• [AVAILABLE DATA]
________________________
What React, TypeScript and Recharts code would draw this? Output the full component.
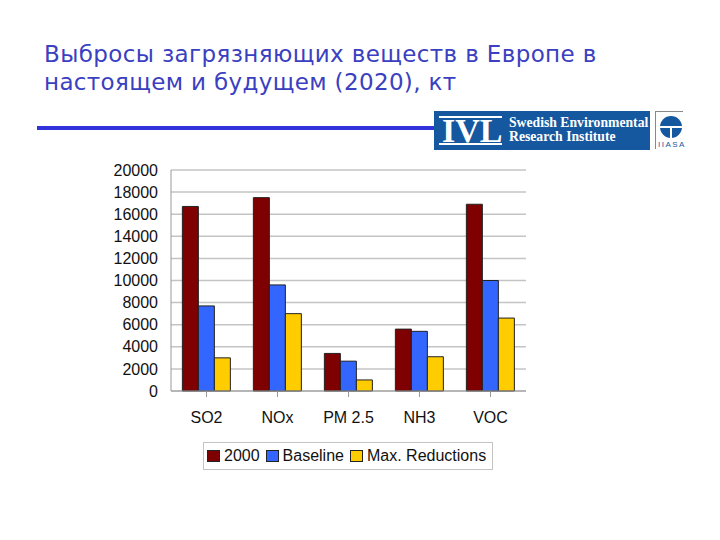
import { BarChart, Bar, XAxis, YAxis, CartesianGrid, Legend } from 'recharts';

const categories = ['SO2', 'NOx', 'PM 2.5', 'NH3', 'VOC'];
const values2000 = [16700, 17500, 3400, 5600, 16900];
const valuesBaseline = [7700, 9600, 2700, 5400, 10000];
const valuesMaxReductions = [3000, 7000, 1000, 3100, 6600];
const yTicks = [0, 2000, 4000, 6000, 8000, 10000, 12000, 14000, 16000, 18000, 20000];
const titleLines = ['Выбросы загрязняющих веществ в Европе в', 'настоящем и будущем (2020), кт'];

const data = categories.map((name, i) => ({
  name,
  y2000: values2000[i],
  baseline: valuesBaseline[i],
  maxReductions: valuesMaxReductions[i],
}));

const chartFont = 'Liberation Sans, Arial, sans-serif';

const legendItems = [
  { label: '2000', color: '#7f0000' },
  { label: 'Baseline', color: '#3366ff' },
  { label: 'Max. Reductions', color: '#ffcc00' },
];

function ChartLegend() {
  return (
    <div
      style={{
        width: 290,
        height: 28,
        boxSizing: 'border-box',
        border: '1px solid #c4c4c4',
        display: 'flex',
        alignItems: 'center',
        paddingLeft: 3,
        fontFamily: chartFont,
        fontSize: 16,
        color: '#111',
        background: '#fff',
        whiteSpace: 'nowrap',
      }}
    >
      {legendItems.map((item) => (
        <span key={item.label} style={{ display: 'flex', alignItems: 'center', marginRight: 6, flex: 'none' }}>
          <span
            style={{
              width: 11,
              height: 10,
              background: item.color,
              border: '1px solid #222',
              marginRight: 4,
              flex: 'none',
            }}
          />
          {item.label}
        </span>
      ))}
    </div>
  );
}

function Logo() {
  return (
    <>
      <div
        style={{
          position: 'absolute',
          left: 434,
          top: 111,
          width: 216,
          height: 39,
          background: '#15589f',
          color: '#fff',
          fontFamily: 'Liberation Serif, serif',
        }}
      >
        <div style={{ position: 'absolute', left: 5, top: 5, width: 63, height: 2, background: '#fff' }} />
        <div style={{ position: 'absolute', left: 5, top: 32, width: 63, height: 2, background: '#fff' }} />
        <div style={{ position: 'absolute', left: 8, top: 3, fontSize: 34, fontWeight: 700, lineHeight: '34px' }}>IVL</div>
        <div style={{ position: 'absolute', left: 75, top: 5, fontSize: 13.7, fontWeight: 700, lineHeight: '14px', whiteSpace: 'nowrap' }}>
          Swedish Environmental
        </div>
        <div style={{ position: 'absolute', left: 75, top: 19, fontSize: 13.7, fontWeight: 700, lineHeight: '14px', whiteSpace: 'nowrap' }}>
          Research Institute
        </div>
      </div>
      <div style={{ position: 'absolute', left: 655, top: 111, width: 1, height: 38, background: '#888' }} />
      <div style={{ position: 'absolute', left: 655, top: 111, width: 28, height: 1, background: '#888' }} />
      <div style={{ position: 'absolute', left: 660, top: 116, width: 22, height: 22, borderRadius: 11, background: '#15589f' }}>
        <div style={{ position: 'absolute', left: 0, top: 10, width: 22, height: 2, background: '#fff' }} />
        <div style={{ position: 'absolute', left: 10, top: 10, width: 2, height: 12, background: '#fff' }} />
      </div>
      <div
        style={{
          position: 'absolute',
          left: 658,
          top: 140,
          width: 28,
          fontFamily: chartFont,
          fontSize: 8,
          lineHeight: '10px',
          letterSpacing: 1.5,
          color: '#15589f',
        }}
      >
        IIASA
      </div>
    </>
  );
}

export default function App() {
  return (
    <div style={{ position: 'absolute', left: 0, top: 0, width: 720, height: 540, background: '#fff', overflow: 'hidden' }}>
      {titleLines.map((line, i) => (
        <div
          key={line}
          style={{
            position: 'absolute',
            left: 44,
            top: 40 + i * 28,
            fontFamily: 'DejaVu Sans, sans-serif',
            fontSize: 23,
            letterSpacing: i === 0 ? 0.38 : 0.35,
            lineHeight: '29px',
            color: '#3a40c0',
            whiteSpace: 'nowrap',
          }}
        >
          {line}
        </div>
      ))}
      <div style={{ position: 'absolute', left: 37, top: 126, width: 398, height: 4, background: '#3333dd' }} />
      <Logo />
      <div style={{ position: 'absolute', left: 0, top: 0 }}>
        <BarChart
          width={720}
          height={540}
          data={data}
          margin={{ top: 170, right: 194, bottom: 81, left: 101 }}
          barCategoryGap="16%"
          barGap={0}
        >
          <CartesianGrid vertical={false} stroke="#c4c4c4" strokeWidth={1.5} />
          <XAxis
            dataKey="name"
            height={40}
            tick={{ fontFamily: chartFont, fontSize: 16, fill: '#111' }}
            stroke="#999"
            tickLine={{ stroke: '#999' }}
            tickMargin={15}
            interval={0}
          />
          <YAxis
            width={70}
            domain={[0, 20000]}
            ticks={yTicks}
            interval={0}
            tick={{ fontFamily: chartFont, fontSize: 16, fill: '#111' }}
            stroke="#999"
            tickLine={false}
            tickMargin={7}
          />
          <Bar dataKey="y2000" name="2000" fill="#7f0000" stroke="#222" isAnimationActive={false} />
          <Bar dataKey="baseline" name="Baseline" fill="#3366ff" stroke="#222" isAnimationActive={false} />
          <Bar dataKey="maxReductions" name="Max. Reductions" fill="#ffcc00" stroke="#222" isAnimationActive={false} />
          <Legend
            content={<ChartLegend />}
            layout="horizontal"
            wrapperStyle={{ left: 203, top: 442, width: 290, height: 28, bottom: 'auto' }}
          />
        </BarChart>
      </div>
    </div>
  );
}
________________________
• [INSTRUCTION] Are you able to set down all the lines above exactly, without any pictures?

• [SOLUTION]
What React, TypeScript and Recharts code would draw this? Output the full component.
import { BarChart, Bar, XAxis, YAxis, CartesianGrid, Legend } from 'recharts';

const categories = ['SO2', 'NOx', 'PM 2.5', 'NH3', 'VOC'];
const values2000 = [16700, 17500, 3400, 5600, 16900];
const valuesBaseline = [7700, 9600, 2700, 5400, 10000];
const valuesMaxReductions = [3000, 7000, 1000, 3100, 6600];
const yTicks = [0, 2000, 4000, 6000, 8000, 10000, 12000, 14000, 16000, 18000, 20000];
const titleLines = ['Выбросы загрязняющих веществ в Европе в', 'настоящем и будущем (2020), кт'];

const data = categories.map((name, i) => ({
  name,
  y2000: values2000[i],
  baseline: valuesBaseline[i],
  maxReductions: valuesMaxReductions[i],
}));

const chartFont = 'Liberation Sans, Arial, sans-serif';

const legendItems = [
  { label: '2000', color: '#7f0000' },
  { label: 'Baseline', color: '#3366ff' },
  { label: 'Max. Reductions', color: '#ffcc00' },
];

function ChartLegend() {
  return (
    <div
      style={{
        width: 290,
        height: 28,
        boxSizing: 'border-box',
        border: '1px solid #c4c4c4',
        display: 'flex',
        alignItems: 'center',
        paddingLeft: 3,
        fontFamily: chartFont,
        fontSize: 16,
        color: '#111',
        background: '#fff',
        whiteSpace: 'nowrap',
      }}
    >
      {legendItems.map((item) => (
        <span key={item.label} style={{ display: 'flex', alignItems: 'center', marginRight: 6, flex: 'none' }}>
          <span
            style={{
              width: 11,
              height: 10,
              background: item.color,
              border: '1px solid #222',
              marginRight: 4,
              flex: 'none',
            }}
          />
          {item.label}
        </span>
      ))}
    </div>
  );
}

function Logo() {
  return (
    <>
      <div
        style={{
          position: 'absolute',
          left: 434,
          top: 111,
          width: 216,
          height: 39,
          background: '#15589f',
          color: '#fff',
          fontFamily: 'Liberation Serif, serif',
        }}
      >
        <div style={{ position: 'absolute', left: 5, top: 5, width: 63, height: 2, background: '#fff' }} />
        <div style={{ position: 'absolute', left: 5, top: 32, width: 63, height: 2, background: '#fff' }} />
        <div style={{ position: 'absolute', left: 8, top: 3, fontSize: 34, fontWeight: 700, lineHeight: '34px' }}>IVL</div>
        <div style={{ position: 'absolute', left: 75, top: 5, fontSize: 13.7, fontWeight: 700, lineHeight: '14px', whiteSpace: 'nowrap' }}>
          Swedish Environmental
        </div>
        <div style={{ position: 'absolute', left: 75, top: 19, fontSize: 13.7, fontWeight: 700, lineHeight: '14px', whiteSpace: 'nowrap' }}>
          Research Institute
        </div>
      </div>
      <div style={{ position: 'absolute', left: 655, top: 111, width: 1, height: 38, background: '#888' }} />
      <div style={{ position: 'absolute', left: 655, top: 111, width: 28, height: 1, background: '#888' }} />
      <div style={{ position: 'absolute', left: 660, top: 116, width: 22, height: 22, borderRadius: 11, background: '#15589f' }}>
        <div style={{ position: 'absolute', left: 0, top: 10, width: 22, height: 2, background: '#fff' }} />
        <div style={{ position: 'absolute', left: 10, top: 10, width: 2, height: 12, background: '#fff' }} />
      </div>
      <div
        style={{
          position: 'absolute',
          left: 658,
          top: 140,
          width: 28,
          fontFamily: chartFont,
          fontSize: 8,
          lineHeight: '10px',
          letterSpacing: 1.5,
          color: '#15589f',
        }}
      >
        IIASA
      </div>
    </>
  );
}

export default function App() {
  return (
    <div style={{ position: 'absolute', left: 0, top: 0, width: 720, height: 540, background: '#fff', overflow: 'hidden' }}>
      {titleLines.map((line, i) => (
        <div
          key={line}
          style={{
            position: 'absolute',
            left: 44,
            top: 40 + i * 28,
            fontFamily: 'DejaVu Sans, sans-serif',
            fontSize: 23,
            letterSpacing: i === 0 ? 0.38 : 0.35,
            lineHeight: '29px',
            color: '#3a40c0',
            whiteSpace: 'nowrap',
          }}
        >
          {line}
        </div>
      ))}
      <div style={{ position: 'absolute', left: 37, top: 126, width: 398, height: 4, background: '#3333dd' }} />
      <Logo />
      <div style={{ position: 'absolute', left: 0, top: 0 }}>
        <BarChart
          width={720}
          height={540}
          data={data}
          margin={{ top: 170, right: 194, bottom: 81, left: 101 }}
          barCategoryGap="16%"
          barGap={0}
        >
          <CartesianGrid vertical={false} stroke="#c4c4c4" strokeWidth={1.5} />
          <XAxis
            dataKey="name"
            height={40}
            tick={{ fontFamily: chartFont, fontSize: 16, fill: '#111' }}
            stroke="#999"
            tickLine={{ stroke: '#999' }}
            tickMargin={15}
            interval={0}
          />
          <YAxis
            width={70}
            domain={[0, 20000]}
            ticks={yTicks}
            interval={0}
            tick={{ fontFamily: chartFont, fontSize: 16, fill: '#111' }}
            stroke="#999"
            tickLine={false}
            tickMargin={7}
          />
          <Bar dataKey="y2000" name="2000" fill="#7f0000" stroke="#222" isAnimationActive={false} />
          <Bar dataKey="baseline" name="Baseline" fill="#3366ff" stroke="#222" isAnimationActive={false} />
          <Bar dataKey="maxReductions" name="Max. Reductions" fill="#ffcc00" stroke="#222" isAnimationActive={false} />
          <Legend
            content={<ChartLegend />}
            layout="horizontal"
            wrapperStyle={{ left: 203, top: 442, width: 290, height: 28, bottom: 'auto' }}
          />
        </BarChart>
      </div>
    </div>
  );
}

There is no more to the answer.